• [Excerpted data]
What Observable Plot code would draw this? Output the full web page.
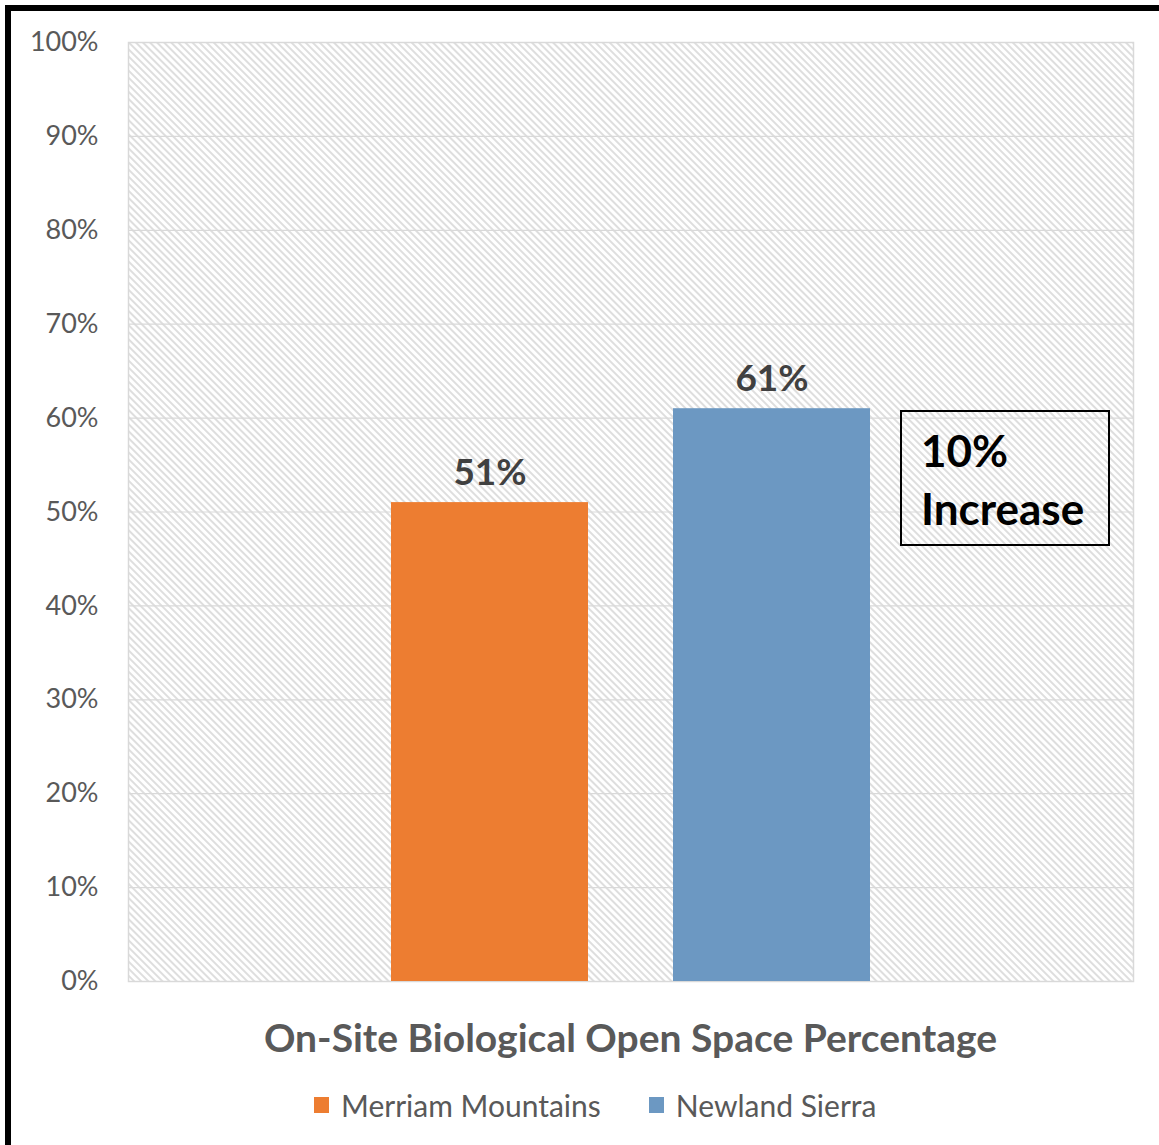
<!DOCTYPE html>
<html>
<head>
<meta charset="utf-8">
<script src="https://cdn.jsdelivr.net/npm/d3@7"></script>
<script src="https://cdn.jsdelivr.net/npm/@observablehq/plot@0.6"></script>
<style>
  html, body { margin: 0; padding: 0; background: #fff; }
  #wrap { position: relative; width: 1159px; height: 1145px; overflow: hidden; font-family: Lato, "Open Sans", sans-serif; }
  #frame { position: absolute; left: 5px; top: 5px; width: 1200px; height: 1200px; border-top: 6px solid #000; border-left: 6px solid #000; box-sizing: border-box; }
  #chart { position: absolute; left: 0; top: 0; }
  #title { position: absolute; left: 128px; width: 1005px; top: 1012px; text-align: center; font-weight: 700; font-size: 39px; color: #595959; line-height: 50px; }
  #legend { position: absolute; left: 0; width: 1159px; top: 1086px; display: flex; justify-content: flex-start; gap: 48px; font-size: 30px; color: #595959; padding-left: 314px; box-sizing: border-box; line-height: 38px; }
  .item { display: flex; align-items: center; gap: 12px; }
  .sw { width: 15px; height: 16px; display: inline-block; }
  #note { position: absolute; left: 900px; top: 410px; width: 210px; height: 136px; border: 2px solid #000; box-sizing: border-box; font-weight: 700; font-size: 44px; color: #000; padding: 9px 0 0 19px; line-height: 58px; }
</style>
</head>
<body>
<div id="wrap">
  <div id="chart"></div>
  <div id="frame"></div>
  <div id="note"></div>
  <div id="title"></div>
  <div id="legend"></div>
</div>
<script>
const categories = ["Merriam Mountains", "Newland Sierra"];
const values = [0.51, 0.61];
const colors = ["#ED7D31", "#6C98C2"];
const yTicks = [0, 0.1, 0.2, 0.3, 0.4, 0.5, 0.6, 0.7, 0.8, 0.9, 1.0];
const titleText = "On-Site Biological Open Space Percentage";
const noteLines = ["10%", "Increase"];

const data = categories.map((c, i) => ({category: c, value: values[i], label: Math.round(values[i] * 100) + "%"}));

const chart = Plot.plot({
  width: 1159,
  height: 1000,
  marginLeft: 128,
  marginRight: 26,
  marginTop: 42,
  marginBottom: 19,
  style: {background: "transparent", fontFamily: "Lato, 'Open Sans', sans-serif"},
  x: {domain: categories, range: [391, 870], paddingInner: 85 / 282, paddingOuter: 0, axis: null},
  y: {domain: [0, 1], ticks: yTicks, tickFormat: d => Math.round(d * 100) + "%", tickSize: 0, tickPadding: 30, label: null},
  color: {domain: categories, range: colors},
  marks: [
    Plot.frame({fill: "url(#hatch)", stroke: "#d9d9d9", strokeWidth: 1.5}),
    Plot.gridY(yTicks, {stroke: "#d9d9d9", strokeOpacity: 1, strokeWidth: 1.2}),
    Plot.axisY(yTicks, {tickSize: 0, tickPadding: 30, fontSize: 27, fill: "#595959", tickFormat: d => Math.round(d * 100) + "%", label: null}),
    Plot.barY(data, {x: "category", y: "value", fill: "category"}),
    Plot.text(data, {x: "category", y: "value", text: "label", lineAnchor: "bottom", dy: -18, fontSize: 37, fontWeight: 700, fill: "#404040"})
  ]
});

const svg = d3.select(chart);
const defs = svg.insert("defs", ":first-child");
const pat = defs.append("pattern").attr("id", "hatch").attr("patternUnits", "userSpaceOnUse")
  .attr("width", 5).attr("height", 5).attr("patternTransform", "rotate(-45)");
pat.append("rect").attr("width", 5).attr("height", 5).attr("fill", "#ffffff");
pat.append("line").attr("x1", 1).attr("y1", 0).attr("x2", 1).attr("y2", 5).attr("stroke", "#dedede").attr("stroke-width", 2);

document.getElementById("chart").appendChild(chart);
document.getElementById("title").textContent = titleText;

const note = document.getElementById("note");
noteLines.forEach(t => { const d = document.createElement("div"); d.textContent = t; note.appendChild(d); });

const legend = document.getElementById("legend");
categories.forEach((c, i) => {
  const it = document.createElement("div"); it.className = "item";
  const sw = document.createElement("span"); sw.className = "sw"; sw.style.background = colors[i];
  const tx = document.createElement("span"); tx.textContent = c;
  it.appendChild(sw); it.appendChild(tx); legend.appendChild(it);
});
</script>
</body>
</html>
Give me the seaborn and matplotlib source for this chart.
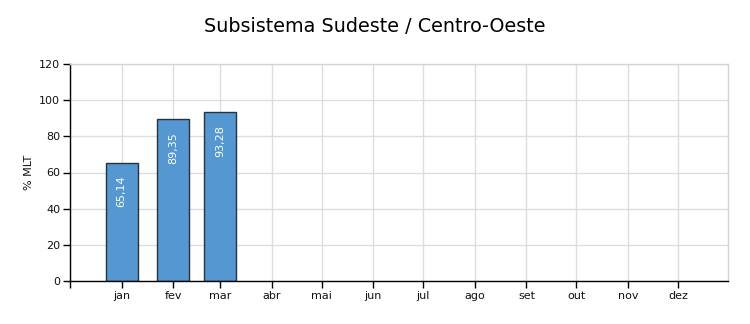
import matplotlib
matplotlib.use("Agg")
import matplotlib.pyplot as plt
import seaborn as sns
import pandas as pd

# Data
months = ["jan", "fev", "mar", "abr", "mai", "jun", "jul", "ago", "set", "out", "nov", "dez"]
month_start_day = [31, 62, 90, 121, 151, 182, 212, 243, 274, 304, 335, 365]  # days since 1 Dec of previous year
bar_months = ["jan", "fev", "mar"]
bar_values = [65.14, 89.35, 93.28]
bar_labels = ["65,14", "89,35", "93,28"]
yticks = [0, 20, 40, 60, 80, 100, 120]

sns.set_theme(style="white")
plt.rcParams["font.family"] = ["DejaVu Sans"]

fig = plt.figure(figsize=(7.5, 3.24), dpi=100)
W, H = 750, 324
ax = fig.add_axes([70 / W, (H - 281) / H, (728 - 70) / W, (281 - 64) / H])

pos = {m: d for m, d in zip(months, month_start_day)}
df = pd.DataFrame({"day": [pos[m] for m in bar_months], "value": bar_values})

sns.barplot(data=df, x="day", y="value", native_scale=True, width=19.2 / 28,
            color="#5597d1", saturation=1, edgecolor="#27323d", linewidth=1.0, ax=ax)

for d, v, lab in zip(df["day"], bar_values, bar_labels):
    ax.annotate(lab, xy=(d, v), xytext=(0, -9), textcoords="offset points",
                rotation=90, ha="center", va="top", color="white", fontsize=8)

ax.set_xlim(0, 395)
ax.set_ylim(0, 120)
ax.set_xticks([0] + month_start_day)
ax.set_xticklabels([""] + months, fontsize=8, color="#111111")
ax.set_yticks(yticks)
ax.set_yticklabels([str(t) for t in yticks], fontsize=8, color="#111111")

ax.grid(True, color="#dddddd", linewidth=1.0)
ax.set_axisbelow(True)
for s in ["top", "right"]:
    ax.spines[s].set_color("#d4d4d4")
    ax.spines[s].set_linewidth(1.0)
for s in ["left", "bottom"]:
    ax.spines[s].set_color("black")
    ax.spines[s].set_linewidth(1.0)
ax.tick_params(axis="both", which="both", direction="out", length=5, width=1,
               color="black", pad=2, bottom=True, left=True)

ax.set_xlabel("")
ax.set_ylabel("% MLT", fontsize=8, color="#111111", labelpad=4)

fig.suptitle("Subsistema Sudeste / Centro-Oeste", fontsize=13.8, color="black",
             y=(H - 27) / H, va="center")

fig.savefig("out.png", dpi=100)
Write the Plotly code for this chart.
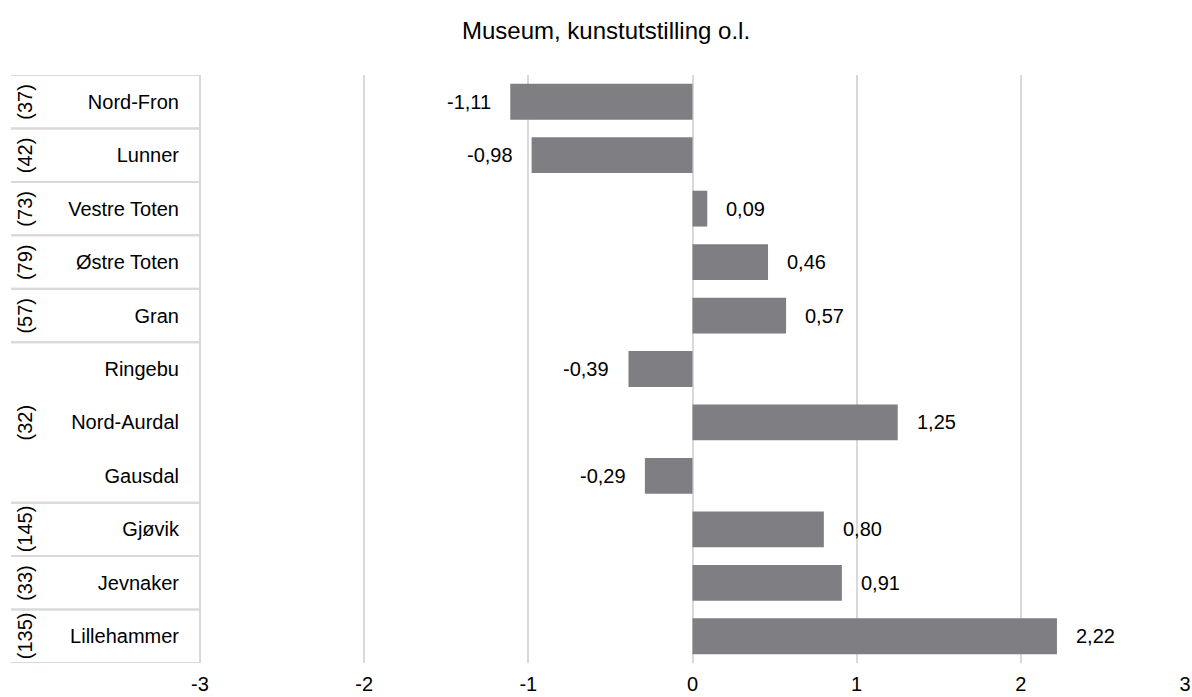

• [What you are asked to do] The listing above needs to be output again exactly. Don't include the pictures.

• [Output below]
What Observable Plot code would draw this? Output the full web page.
<!DOCTYPE html>
<html>
<head>
<meta charset="utf-8">
<script src="https://cdn.jsdelivr.net/npm/d3@7"></script>
<script src="https://cdn.jsdelivr.net/npm/@observablehq/plot@0.6"></script>
<style>
  html, body { margin: 0; padding: 0; background: #fff; }
  #wrap { position: relative; width: 1159px; height: 1145px; overflow: hidden; font-family: Lato, "Open Sans", sans-serif; }
  #frame { position: absolute; left: 5px; top: 5px; width: 1200px; height: 1200px; border-top: 6px solid #000; border-left: 6px solid #000; box-sizing: border-box; }
  #chart { position: absolute; left: 0; top: 0; }
  #title { position: absolute; left: 128px; width: 1005px; top: 1012px; text-align: center; font-weight: 700; font-size: 39px; color: #595959; line-height: 50px; }
  #legend { position: absolute; left: 0; width: 1159px; top: 1086px; display: flex; justify-content: flex-start; gap: 48px; font-size: 30px; color: #595959; padding-left: 314px; box-sizing: border-box; line-height: 38px; }
  .item { display: flex; align-items: center; gap: 12px; }
  .sw { width: 15px; height: 16px; display: inline-block; }
  #note { position: absolute; left: 900px; top: 410px; width: 210px; height: 136px; border: 2px solid #000; box-sizing: border-box; font-weight: 700; font-size: 44px; color: #000; padding: 9px 0 0 19px; line-height: 58px; }
</style>
</head>
<body>
<div id="wrap">
  <div id="chart"></div>
  <div id="frame"></div>
  <div id="note"></div>
  <div id="title"></div>
  <div id="legend"></div>
</div>
<script>
const categories = ["Merriam Mountains", "Newland Sierra"];
const values = [0.51, 0.61];
const colors = ["#ED7D31", "#6C98C2"];
const yTicks = [0, 0.1, 0.2, 0.3, 0.4, 0.5, 0.6, 0.7, 0.8, 0.9, 1.0];
const titleText = "On-Site Biological Open Space Percentage";
const noteLines = ["10%", "Increase"];

const data = categories.map((c, i) => ({category: c, value: values[i], label: Math.round(values[i] * 100) + "%"}));

const chart = Plot.plot({
  width: 1159,
  height: 1000,
  marginLeft: 128,
  marginRight: 26,
  marginTop: 42,
  marginBottom: 19,
  style: {background: "transparent", fontFamily: "Lato, 'Open Sans', sans-serif"},
  x: {domain: categories, range: [391, 870], paddingInner: 85 / 282, paddingOuter: 0, axis: null},
  y: {domain: [0, 1], ticks: yTicks, tickFormat: d => Math.round(d * 100) + "%", tickSize: 0, tickPadding: 30, label: null},
  color: {domain: categories, range: colors},
  marks: [
    Plot.frame({fill: "url(#hatch)", stroke: "#d9d9d9", strokeWidth: 1.5}),
    Plot.gridY(yTicks, {stroke: "#d9d9d9", strokeOpacity: 1, strokeWidth: 1.2}),
    Plot.axisY(yTicks, {tickSize: 0, tickPadding: 30, fontSize: 27, fill: "#595959", tickFormat: d => Math.round(d * 100) + "%", label: null}),
    Plot.barY(data, {x: "category", y: "value", fill: "category"}),
    Plot.text(data, {x: "category", y: "value", text: "label", lineAnchor: "bottom", dy: -18, fontSize: 37, fontWeight: 700, fill: "#404040"})
  ]
});

const svg = d3.select(chart);
const defs = svg.insert("defs", ":first-child");
const pat = defs.append("pattern").attr("id", "hatch").attr("patternUnits", "userSpaceOnUse")
  .attr("width", 5).attr("height", 5).attr("patternTransform", "rotate(-45)");
pat.append("rect").attr("width", 5).attr("height", 5).attr("fill", "#ffffff");
pat.append("line").attr("x1", 1).attr("y1", 0).attr("x2", 1).attr("y2", 5).attr("stroke", "#dedede").attr("stroke-width", 2);

document.getElementById("chart").appendChild(chart);
document.getElementById("title").textContent = titleText;

const note = document.getElementById("note");
noteLines.forEach(t => { const d = document.createElement("div"); d.textContent = t; note.appendChild(d); });

const legend = document.getElementById("legend");
categories.forEach((c, i) => {
  const it = document.createElement("div"); it.className = "item";
  const sw = document.createElement("span"); sw.className = "sw"; sw.style.background = colors[i];
  const tx = document.createElement("span"); tx.textContent = c;
  it.appendChild(sw); it.appendChild(tx); legend.appendChild(it);
});
</script>
</body>
</html>
Give me the seaborn and matplotlib source for this chart.
import matplotlib
matplotlib.use("Agg")
import matplotlib.pyplot as plt
import seaborn as sns
import pandas as pd

# Data
months = ["jan", "fev", "mar", "abr", "mai", "jun", "jul", "ago", "set", "out", "nov", "dez"]
month_start_day = [31, 62, 90, 121, 151, 182, 212, 243, 274, 304, 335, 365]  # days since 1 Dec of previous year
bar_months = ["jan", "fev", "mar"]
bar_values = [65.14, 89.35, 93.28]
bar_labels = ["65,14", "89,35", "93,28"]
yticks = [0, 20, 40, 60, 80, 100, 120]

sns.set_theme(style="white")
plt.rcParams["font.family"] = ["DejaVu Sans"]

fig = plt.figure(figsize=(7.5, 3.24), dpi=100)
W, H = 750, 324
ax = fig.add_axes([70 / W, (H - 281) / H, (728 - 70) / W, (281 - 64) / H])

pos = {m: d for m, d in zip(months, month_start_day)}
df = pd.DataFrame({"day": [pos[m] for m in bar_months], "value": bar_values})

sns.barplot(data=df, x="day", y="value", native_scale=True, width=19.2 / 28,
            color="#5597d1", saturation=1, edgecolor="#27323d", linewidth=1.0, ax=ax)

for d, v, lab in zip(df["day"], bar_values, bar_labels):
    ax.annotate(lab, xy=(d, v), xytext=(0, -9), textcoords="offset points",
                rotation=90, ha="center", va="top", color="white", fontsize=8)

ax.set_xlim(0, 395)
ax.set_ylim(0, 120)
ax.set_xticks([0] + month_start_day)
ax.set_xticklabels([""] + months, fontsize=8, color="#111111")
ax.set_yticks(yticks)
ax.set_yticklabels([str(t) for t in yticks], fontsize=8, color="#111111")

ax.grid(True, color="#dddddd", linewidth=1.0)
ax.set_axisbelow(True)
for s in ["top", "right"]:
    ax.spines[s].set_color("#d4d4d4")
    ax.spines[s].set_linewidth(1.0)
for s in ["left", "bottom"]:
    ax.spines[s].set_color("black")
    ax.spines[s].set_linewidth(1.0)
ax.tick_params(axis="both", which="both", direction="out", length=5, width=1,
               color="black", pad=2, bottom=True, left=True)

ax.set_xlabel("")
ax.set_ylabel("% MLT", fontsize=8, color="#111111", labelpad=4)

fig.suptitle("Subsistema Sudeste / Centro-Oeste", fontsize=13.8, color="black",
             y=(H - 27) / H, va="center")

fig.savefig("out.png", dpi=100)
Write the Plotly code for this chart.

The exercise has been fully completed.